Your objective: Please, without the pictures, retype exactly the lines from the start of the material through the line that holds "plt.rcParams['font.family'] = ['Liberation".

Data extract:
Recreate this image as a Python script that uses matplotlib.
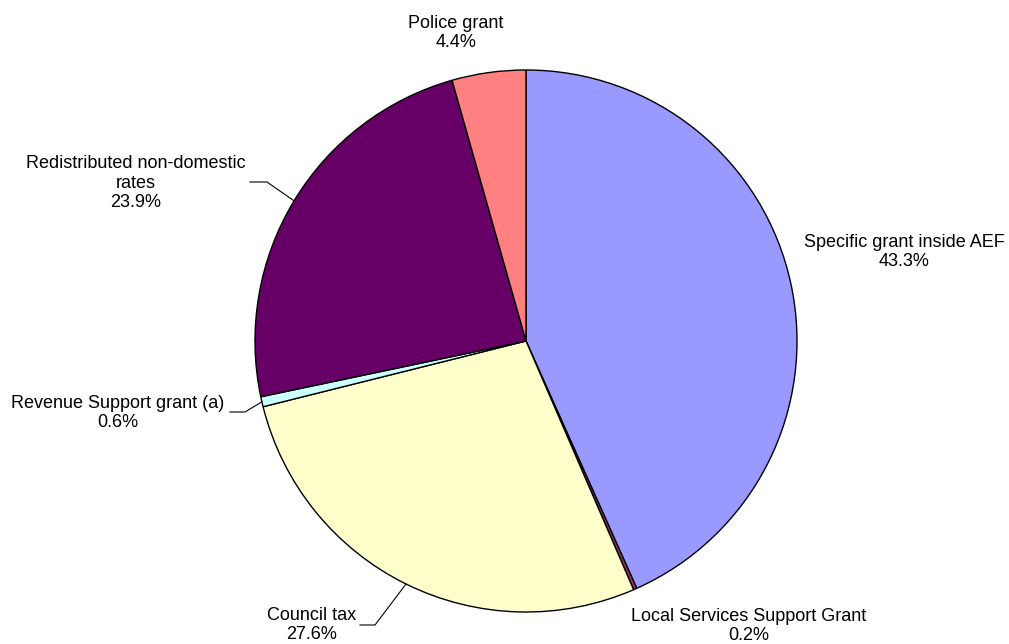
import numpy as np
import matplotlib.pyplot as plt

plt.rcParams['font.family'] = ['Liberation Sans', 'DejaVu Sans']

labels = ['Specific grant inside AEF', 'Local Services Support Grant', 'Council tax',
          'Revenue Support grant (a)', 'Redistributed non-domestic\nrates', 'Police grant']
shares = [43.3, 0.2, 27.6, 0.6, 23.9, 4.4]
colors = ['#9999FF', '#993366', '#FFFFCC', '#CCFFFF', '#660066', '#FF8080']

# label centres (pixels from top-left) and optional leader elbow/end
label_pos = [(904, 252), (749, 626), (312, 625), (118, 413), (136, 183), (456, 33)]
leaders = [None, None, ((375, 625), (360, 625)), ((245, 412), (230, 412)),
           ((267, 182), (250, 182)), None]

W, H = 1009, 644
cx, cy, r = 526, 341, 271

fig = plt.figure(figsize=(W / 100, H / 100), dpi=100)
ax = fig.add_axes([0, 0, 1, 1])

wedges, _ = ax.pie(shares, colors=colors, startangle=90, counterclock=False,
                   center=(cx, H - cy), radius=r,
                   wedgeprops=dict(edgecolor='black', linewidth=1.0))
ax.set_xlim(0, W)
ax.set_ylim(0, H)
ax.set_aspect('equal')
ax.axis('off')

for w, lab, v, pos, ld in zip(wedges, labels, shares, label_pos, leaders):
    ax.text(pos[0], H - pos[1], f'{lab}\n{v:.1f}%', ha='center', va='center',
            fontsize=13, linespacing=1.2)
    if ld is not None:
        mid = np.deg2rad((w.theta1 + w.theta2) / 2)
        ex, ey = cx + r * np.cos(mid), (H - cy) + r * np.sin(mid)
        xs = [ex, ld[0][0], ld[1][0]]
        ys = [ey, H - ld[0][1], H - ld[1][1]]
        ax.plot(xs, ys, color='black', linewidth=0.8)

fig.savefig('out.png', dpi=100)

Solution below:
Recreate this image as a Python script that uses matplotlib.
import numpy as np
import matplotlib.pyplot as plt

plt.rcParams['font.family'] = ['Liberation Sans', 'DejaVu Sans']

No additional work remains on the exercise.